Grandes estão de olho
Da fabricação à distribuição, é um mercado dominado por pequenas e médias empresas. No Brasil, a Surya é uma das marcas mais antigas a investir em cosméticos orgânicos, naturais e veganos. Criada há 20 anos, a empresa têm escritório nos Estados Unidos desde 2001. As alemãs Dr. Hauschka e Weleda tem o mesmo perfil (são empresas grandes, mas ainda restritas ao nicho).
Mas grandes do setor de cosméticos também estão de olho neste público. A brasileira Yamá cosméticos lançou a linha “Less Poo” do seu tradicional Yamasterol, que não é orgânico, mas livre de sal, silicone e parabenos. A gigante francesa L’Oréal comprou em 2013 a The Body Shop, para entrar no mercado “natureba”.
Regulamentação é gargalo
Mas o que são os cosméticos orgânicos, afinal? Difícil responder, pois não há no Brasil ou em outro país uma regulamentação para o tema, como há para os alimentos orgânicos, por exemplo. E este é justamente um dos gargalos para a expansão do setor.
Para chegar aos US$ 25 bilhões até 2025, uma das apostas é que órgãos como o FDA (do governo dos EUA) invistam em normativas para o setor. Por enquanto, as regras ficam a cargo de empresas de certificação. No Brasil, há protocolos de certificação orgânica do IBD e da francesa Ecocert.

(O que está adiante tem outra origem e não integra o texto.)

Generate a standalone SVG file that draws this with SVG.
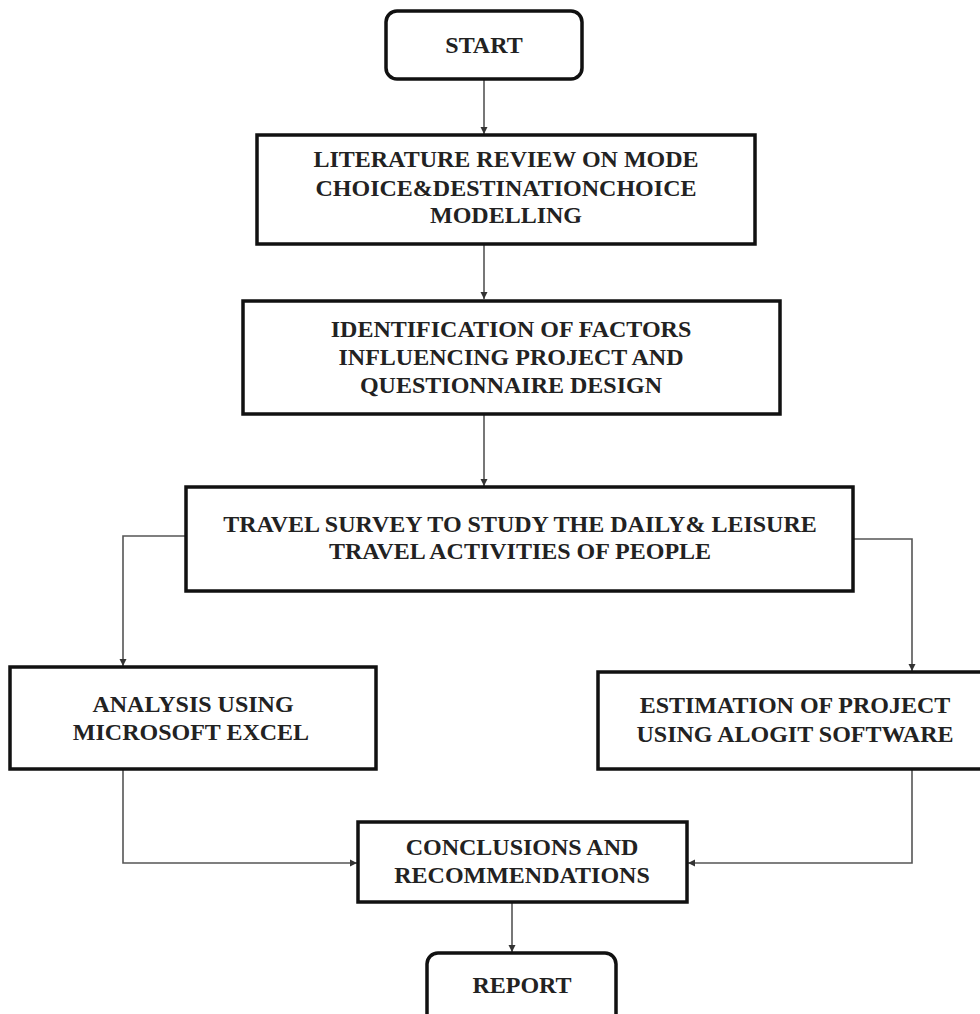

Além de certificar seus cosméticos, a Cativa Natureza busca ter o controle de toda a sua cadeia de produção. Para isso fez parcerias. Uma delas, com a Itaipu Binacional, que pagou a certificação de produtores rurais no interior do Paraná, para garantir um produto rastreado. Já o Instituto de Tecnologia do Paraná (Tecpar) e a Universidade Federal do Paraná (UFPR) fazem análises para identificar a presença de metais pesados na formulação.